- [Problem statement]
Give again, exactly as written, the lines of the records below from the line with "Rebuild this diagram" to the line with "r2.west) -- (r2e);". Both end lines count; pictures do not.

---------- Task input

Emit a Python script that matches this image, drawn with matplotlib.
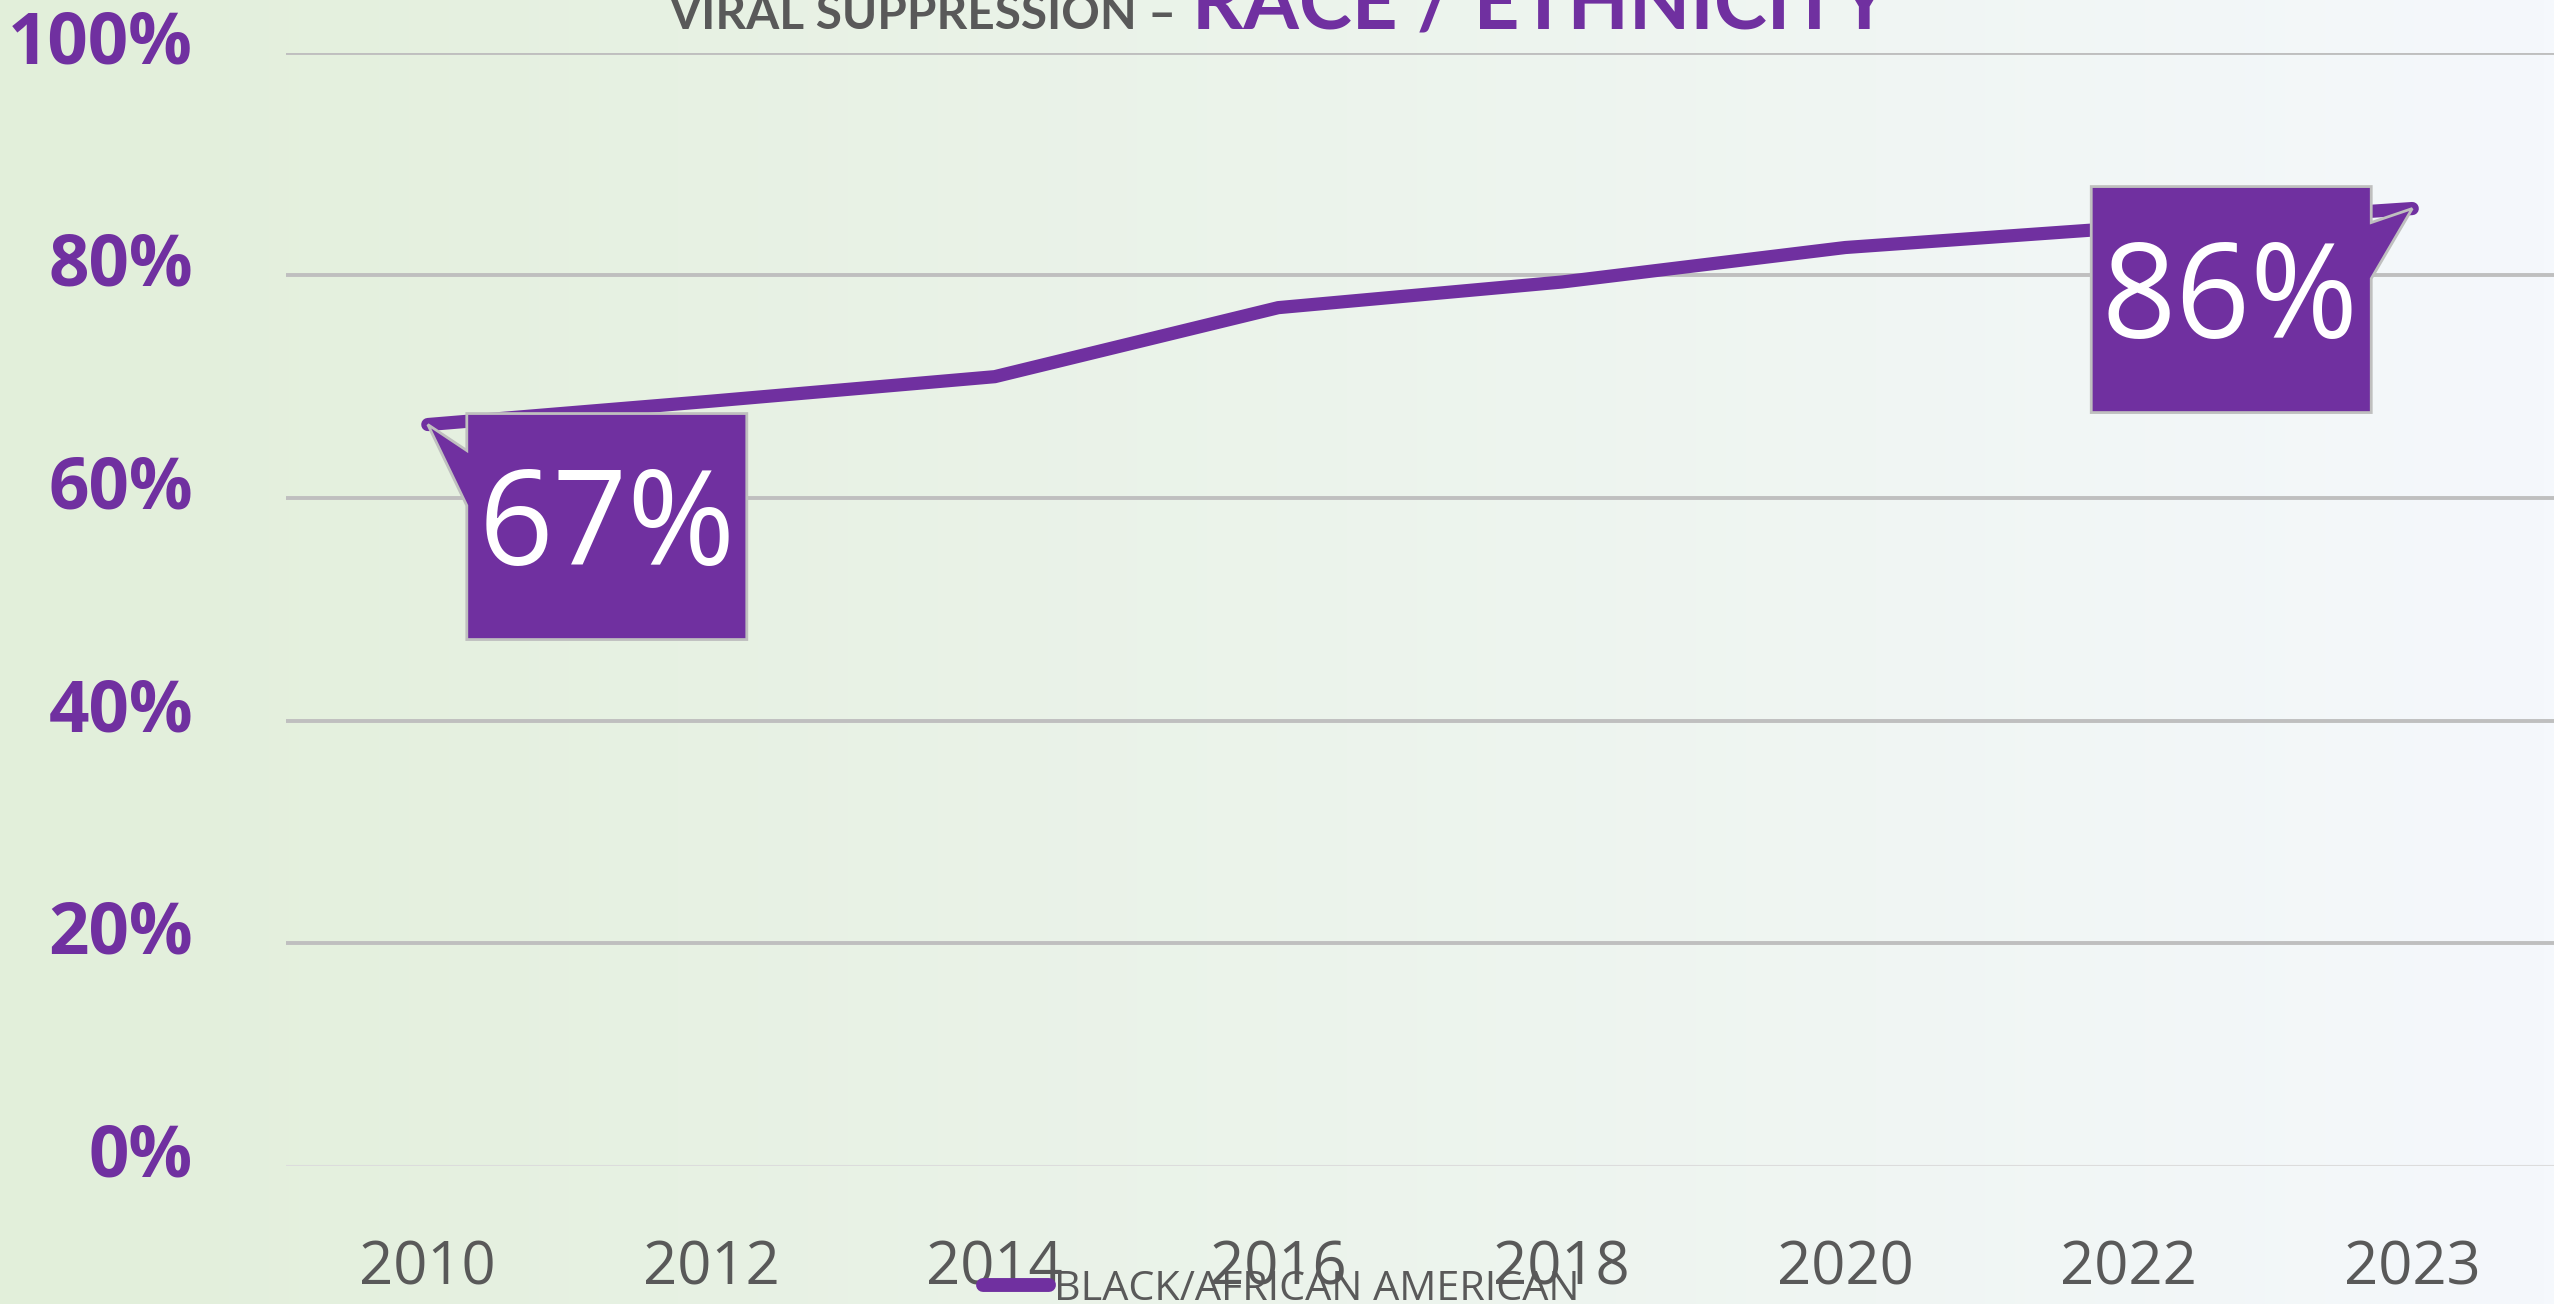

--------------------
---------- Task input

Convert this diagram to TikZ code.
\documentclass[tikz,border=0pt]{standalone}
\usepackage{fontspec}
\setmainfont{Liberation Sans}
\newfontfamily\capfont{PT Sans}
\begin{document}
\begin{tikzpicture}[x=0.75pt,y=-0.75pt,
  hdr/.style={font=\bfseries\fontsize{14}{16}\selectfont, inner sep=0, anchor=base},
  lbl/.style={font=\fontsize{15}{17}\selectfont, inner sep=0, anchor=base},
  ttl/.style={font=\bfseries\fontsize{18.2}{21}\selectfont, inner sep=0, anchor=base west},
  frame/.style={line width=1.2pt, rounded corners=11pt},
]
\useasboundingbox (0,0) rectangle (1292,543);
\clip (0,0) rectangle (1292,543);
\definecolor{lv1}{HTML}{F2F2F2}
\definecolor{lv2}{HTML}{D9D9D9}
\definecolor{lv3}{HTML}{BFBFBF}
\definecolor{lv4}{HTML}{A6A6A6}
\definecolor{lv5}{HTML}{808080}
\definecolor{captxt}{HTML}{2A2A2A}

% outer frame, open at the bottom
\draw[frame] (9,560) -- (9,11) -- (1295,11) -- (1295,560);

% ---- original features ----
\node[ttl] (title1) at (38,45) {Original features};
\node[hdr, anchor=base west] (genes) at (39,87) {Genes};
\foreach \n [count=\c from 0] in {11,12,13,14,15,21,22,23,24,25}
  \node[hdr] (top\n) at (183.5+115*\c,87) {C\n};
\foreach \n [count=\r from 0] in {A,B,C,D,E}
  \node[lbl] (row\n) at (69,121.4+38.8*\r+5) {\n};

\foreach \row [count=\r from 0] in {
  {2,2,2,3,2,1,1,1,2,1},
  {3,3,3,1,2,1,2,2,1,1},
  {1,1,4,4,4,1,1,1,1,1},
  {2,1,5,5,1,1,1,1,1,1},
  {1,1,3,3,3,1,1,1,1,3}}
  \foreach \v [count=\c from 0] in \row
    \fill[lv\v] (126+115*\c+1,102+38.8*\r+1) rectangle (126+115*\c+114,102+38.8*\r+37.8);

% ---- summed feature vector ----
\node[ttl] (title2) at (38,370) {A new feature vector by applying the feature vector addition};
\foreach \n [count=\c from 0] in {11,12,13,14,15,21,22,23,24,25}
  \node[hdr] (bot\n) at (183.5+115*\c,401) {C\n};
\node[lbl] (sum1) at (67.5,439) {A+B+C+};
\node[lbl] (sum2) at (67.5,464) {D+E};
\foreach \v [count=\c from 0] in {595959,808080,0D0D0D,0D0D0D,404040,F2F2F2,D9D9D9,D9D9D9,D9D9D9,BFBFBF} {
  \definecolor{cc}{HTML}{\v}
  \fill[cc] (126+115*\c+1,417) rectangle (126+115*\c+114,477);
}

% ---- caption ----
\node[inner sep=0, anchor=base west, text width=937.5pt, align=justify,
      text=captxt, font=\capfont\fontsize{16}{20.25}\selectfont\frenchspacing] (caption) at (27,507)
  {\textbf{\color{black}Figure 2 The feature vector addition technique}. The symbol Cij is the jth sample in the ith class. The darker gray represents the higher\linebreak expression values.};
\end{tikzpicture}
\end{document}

--------------------
---------- Task input

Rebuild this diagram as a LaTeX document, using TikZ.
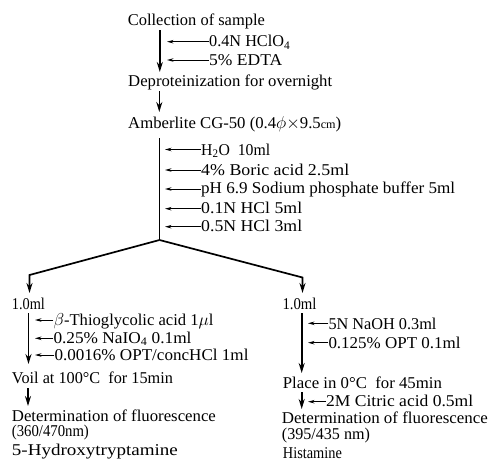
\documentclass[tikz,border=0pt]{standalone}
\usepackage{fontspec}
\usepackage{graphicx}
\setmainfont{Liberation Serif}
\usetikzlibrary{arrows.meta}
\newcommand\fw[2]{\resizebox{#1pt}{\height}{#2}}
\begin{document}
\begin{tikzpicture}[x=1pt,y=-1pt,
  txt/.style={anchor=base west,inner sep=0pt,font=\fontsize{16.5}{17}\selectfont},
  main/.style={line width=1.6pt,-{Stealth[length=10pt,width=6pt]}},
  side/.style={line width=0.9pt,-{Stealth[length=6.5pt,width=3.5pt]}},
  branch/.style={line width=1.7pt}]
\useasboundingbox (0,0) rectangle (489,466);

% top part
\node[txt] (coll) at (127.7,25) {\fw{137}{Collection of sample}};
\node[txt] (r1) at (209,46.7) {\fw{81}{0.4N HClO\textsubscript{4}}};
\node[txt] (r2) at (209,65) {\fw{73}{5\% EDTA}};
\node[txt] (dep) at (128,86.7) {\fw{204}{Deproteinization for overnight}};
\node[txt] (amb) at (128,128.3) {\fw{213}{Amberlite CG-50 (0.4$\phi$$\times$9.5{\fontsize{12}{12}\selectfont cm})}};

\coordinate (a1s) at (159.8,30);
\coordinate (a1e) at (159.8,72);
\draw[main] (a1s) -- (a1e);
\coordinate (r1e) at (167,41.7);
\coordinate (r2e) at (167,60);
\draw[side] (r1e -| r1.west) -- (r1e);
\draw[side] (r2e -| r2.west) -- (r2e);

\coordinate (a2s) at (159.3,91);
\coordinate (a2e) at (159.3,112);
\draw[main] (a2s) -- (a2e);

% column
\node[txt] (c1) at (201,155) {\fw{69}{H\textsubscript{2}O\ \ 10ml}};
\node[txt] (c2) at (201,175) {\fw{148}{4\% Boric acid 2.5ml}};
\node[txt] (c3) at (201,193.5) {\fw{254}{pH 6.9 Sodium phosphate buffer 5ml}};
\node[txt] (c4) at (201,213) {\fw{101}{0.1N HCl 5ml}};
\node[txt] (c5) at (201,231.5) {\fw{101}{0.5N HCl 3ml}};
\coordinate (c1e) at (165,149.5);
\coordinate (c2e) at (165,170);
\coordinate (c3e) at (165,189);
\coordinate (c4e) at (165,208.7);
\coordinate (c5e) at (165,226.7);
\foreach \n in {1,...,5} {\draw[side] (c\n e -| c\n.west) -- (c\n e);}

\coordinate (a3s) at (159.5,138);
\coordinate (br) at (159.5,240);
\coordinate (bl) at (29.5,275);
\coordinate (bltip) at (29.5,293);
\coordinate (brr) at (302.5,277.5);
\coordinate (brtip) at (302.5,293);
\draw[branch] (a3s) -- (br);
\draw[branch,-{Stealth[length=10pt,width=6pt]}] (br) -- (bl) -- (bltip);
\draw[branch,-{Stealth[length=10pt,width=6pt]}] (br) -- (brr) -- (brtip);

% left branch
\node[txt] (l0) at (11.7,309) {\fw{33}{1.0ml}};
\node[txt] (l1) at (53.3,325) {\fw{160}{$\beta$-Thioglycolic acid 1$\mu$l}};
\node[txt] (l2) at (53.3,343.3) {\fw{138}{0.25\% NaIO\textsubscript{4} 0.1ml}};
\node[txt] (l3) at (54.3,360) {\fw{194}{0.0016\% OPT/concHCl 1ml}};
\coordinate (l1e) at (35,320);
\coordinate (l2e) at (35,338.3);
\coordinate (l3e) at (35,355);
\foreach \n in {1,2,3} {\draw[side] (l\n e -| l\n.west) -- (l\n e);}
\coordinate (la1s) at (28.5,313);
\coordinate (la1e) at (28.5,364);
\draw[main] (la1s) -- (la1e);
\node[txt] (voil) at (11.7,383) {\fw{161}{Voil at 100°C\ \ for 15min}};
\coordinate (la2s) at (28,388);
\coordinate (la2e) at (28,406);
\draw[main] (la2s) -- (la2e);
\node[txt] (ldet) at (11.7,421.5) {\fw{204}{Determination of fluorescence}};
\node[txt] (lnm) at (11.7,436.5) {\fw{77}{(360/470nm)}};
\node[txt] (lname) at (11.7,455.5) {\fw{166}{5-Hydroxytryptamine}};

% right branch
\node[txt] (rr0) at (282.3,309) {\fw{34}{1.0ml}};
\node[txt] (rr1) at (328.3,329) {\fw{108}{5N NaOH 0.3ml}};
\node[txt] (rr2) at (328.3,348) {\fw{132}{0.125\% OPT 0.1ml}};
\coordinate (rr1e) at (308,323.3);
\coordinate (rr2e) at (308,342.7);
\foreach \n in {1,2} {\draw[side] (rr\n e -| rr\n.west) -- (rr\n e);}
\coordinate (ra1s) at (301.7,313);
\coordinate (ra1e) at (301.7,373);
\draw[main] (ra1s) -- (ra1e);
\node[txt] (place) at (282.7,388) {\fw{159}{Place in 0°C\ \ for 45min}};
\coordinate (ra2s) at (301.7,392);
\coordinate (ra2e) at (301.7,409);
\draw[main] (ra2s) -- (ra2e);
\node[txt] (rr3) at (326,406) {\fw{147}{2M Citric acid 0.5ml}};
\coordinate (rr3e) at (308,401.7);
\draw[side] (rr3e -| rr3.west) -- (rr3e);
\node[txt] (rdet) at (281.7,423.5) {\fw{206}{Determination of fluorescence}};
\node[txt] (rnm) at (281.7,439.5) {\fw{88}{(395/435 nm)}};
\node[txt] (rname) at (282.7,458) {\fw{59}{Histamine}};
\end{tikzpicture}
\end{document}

--------------------

- [Task result]
Rebuild this diagram as a LaTeX document, using TikZ.
\documentclass[tikz,border=0pt]{standalone}
\usepackage{fontspec}
\usepackage{graphicx}
\setmainfont{Liberation Serif}
\usetikzlibrary{arrows.meta}
\newcommand\fw[2]{\resizebox{#1pt}{\height}{#2}}
\begin{document}
\begin{tikzpicture}[x=1pt,y=-1pt,
  txt/.style={anchor=base west,inner sep=0pt,font=\fontsize{16.5}{17}\selectfont},
  main/.style={line width=1.6pt,-{Stealth[length=10pt,width=6pt]}},
  side/.style={line width=0.9pt,-{Stealth[length=6.5pt,width=3.5pt]}},
  branch/.style={line width=1.7pt}]
\useasboundingbox (0,0) rectangle (489,466);

% top part
\node[txt] (coll) at (127.7,25) {\fw{137}{Collection of sample}};
\node[txt] (r1) at (209,46.7) {\fw{81}{0.4N HClO\textsubscript{4}}};
\node[txt] (r2) at (209,65) {\fw{73}{5\% EDTA}};
\node[txt] (dep) at (128,86.7) {\fw{204}{Deproteinization for overnight}};
\node[txt] (amb) at (128,128.3) {\fw{213}{Amberlite CG-50 (0.4$\phi$$\times$9.5{\fontsize{12}{12}\selectfont cm})}};

\coordinate (a1s) at (159.8,30);
\coordinate (a1e) at (159.8,72);
\draw[main] (a1s) -- (a1e);
\coordinate (r1e) at (167,41.7);
\coordinate (r2e) at (167,60);
\draw[side] (r1e -| r1.west) -- (r1e);
\draw[side] (r2e -| r2.west) -- (r2e);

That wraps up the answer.